The following post is on-topic in its entirety, although it may not seem to start out that way:
I think it is important to know more on the background of Ted Kaczynski before reaching the conclusion that academic acceleration turned him toward becoming the Unabomber. An article in the Atlantic in June 2000 describes in some detail Kaczynski’s experience as a subject in a psychology experiment run by Harvard Professor Henry Murray, in which the students were subject to “vehement, sweeping, and personally abusive attacks” on their personal philosophies and beliefs. You can find this article by googling “Harvard and the Makings of the Unabomber.” The author, Alston Chase, suggests that the experiments by Murray would not be permitted under current restrictions on human subjects. Murray had previously worked with the OSS and was apparently trying to develop a profile of a spy who would be resistant to interrogation, if captured. Chase also describes general education at Harvard in the era when Kaczynski was a student there as “The Culture of Despair.” You really need to look at the article to understand what Kaczynski might have gone through, totally aside from accelerated academic work.
One could say that if Kaczynski had been older than 16 when he started college, he would perhaps have been more resistant to the Murray experiment, or not agreed to participate at all, and that he would have been better able to put the readings in “The Culture of Despair” into perspective.
But no one now (or then) sends a son or daughter to college thinking that the student might run into the kind of experiment that Murray was conducting. In fact, I don’t believe that any such experiments can run on college campuses now. The reactions to the Milgram experiment at Yale and the Stanford prison experiment have put paid to that kind of study. There would be no way to get human subjects clearance. I suspect that the readings in “The Culture of Despair” have been moderated somewhat, or possibly students have more experience with despair pre-college, or both.
In any event, my point is that the outcome for Ted Kaczynski was a result of multiple influences, only one of which was parental pressure to accelerate academically.

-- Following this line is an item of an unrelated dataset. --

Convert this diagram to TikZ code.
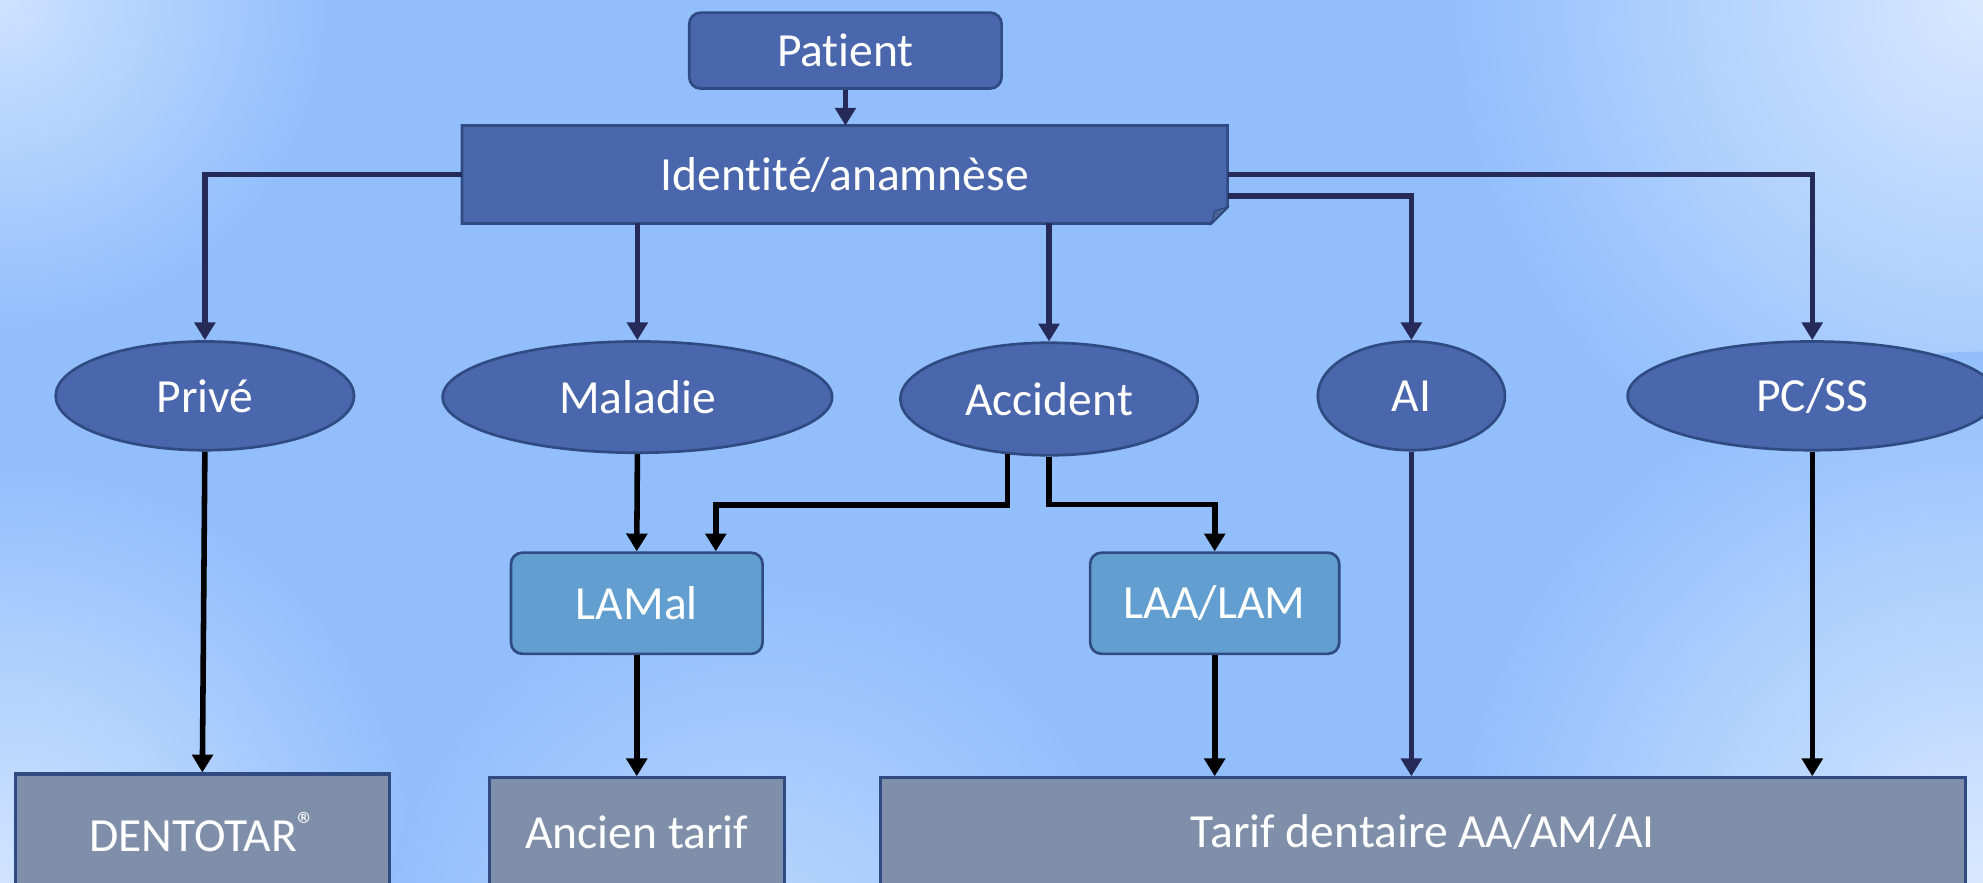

It is very difficult to know how to bring up a profoundly gifted child. These students tend not to fit exactly anywhere (barring a whole-family move to Nevada, for the Davidson Institute), and parents have to do the best they can to respond to the child’s nature and interests, as their environment allows. I don’t blame any parent for whatever choices the parent makes.
Raising the specter of the Unabomber is not helpful in the conversation about radical academic acceleration. If you read the Atlantic article, I think you will see that Kaczynski’s actions were the product of an unusual confluence of circumstances.